◆ Exercise prompt
Extract the listing in its entirety, keeping each line identical to the original.
# START OF Provided records
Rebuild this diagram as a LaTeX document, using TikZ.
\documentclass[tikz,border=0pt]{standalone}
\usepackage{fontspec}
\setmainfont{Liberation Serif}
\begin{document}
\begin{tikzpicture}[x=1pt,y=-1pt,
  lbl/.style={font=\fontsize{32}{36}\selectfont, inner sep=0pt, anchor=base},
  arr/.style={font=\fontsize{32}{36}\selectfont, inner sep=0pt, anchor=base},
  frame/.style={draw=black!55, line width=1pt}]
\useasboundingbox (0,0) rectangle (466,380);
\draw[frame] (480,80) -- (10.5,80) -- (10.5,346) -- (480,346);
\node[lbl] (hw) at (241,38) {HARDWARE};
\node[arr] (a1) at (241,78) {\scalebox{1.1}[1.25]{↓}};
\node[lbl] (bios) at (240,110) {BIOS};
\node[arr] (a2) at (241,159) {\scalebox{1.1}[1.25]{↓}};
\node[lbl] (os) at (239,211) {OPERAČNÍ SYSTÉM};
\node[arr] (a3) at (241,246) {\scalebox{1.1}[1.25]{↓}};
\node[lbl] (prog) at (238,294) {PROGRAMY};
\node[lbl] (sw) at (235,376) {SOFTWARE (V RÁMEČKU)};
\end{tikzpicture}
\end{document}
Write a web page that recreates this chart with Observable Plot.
# END OF Provided records
◆ Answer to the exercise
Rebuild this diagram as a LaTeX document, using TikZ.
\documentclass[tikz,border=0pt]{standalone}
\usepackage{fontspec}
\setmainfont{Liberation Serif}
\begin{document}
\begin{tikzpicture}[x=1pt,y=-1pt,
  lbl/.style={font=\fontsize{32}{36}\selectfont, inner sep=0pt, anchor=base},
  arr/.style={font=\fontsize{32}{36}\selectfont, inner sep=0pt, anchor=base},
  frame/.style={draw=black!55, line width=1pt}]
\useasboundingbox (0,0) rectangle (466,380);
\draw[frame] (480,80) -- (10.5,80) -- (10.5,346) -- (480,346);
\node[lbl] (hw) at (241,38) {HARDWARE};
\node[arr] (a1) at (241,78) {\scalebox{1.1}[1.25]{↓}};
\node[lbl] (bios) at (240,110) {BIOS};
\node[arr] (a2) at (241,159) {\scalebox{1.1}[1.25]{↓}};
\node[lbl] (os) at (239,211) {OPERAČNÍ SYSTÉM};
\node[arr] (a3) at (241,246) {\scalebox{1.1}[1.25]{↓}};
\node[lbl] (prog) at (238,294) {PROGRAMY};
\node[lbl] (sw) at (235,376) {SOFTWARE (V RÁMEČKU)};
\end{tikzpicture}
\end{document}
Write a web page that recreates this chart with Observable Plot.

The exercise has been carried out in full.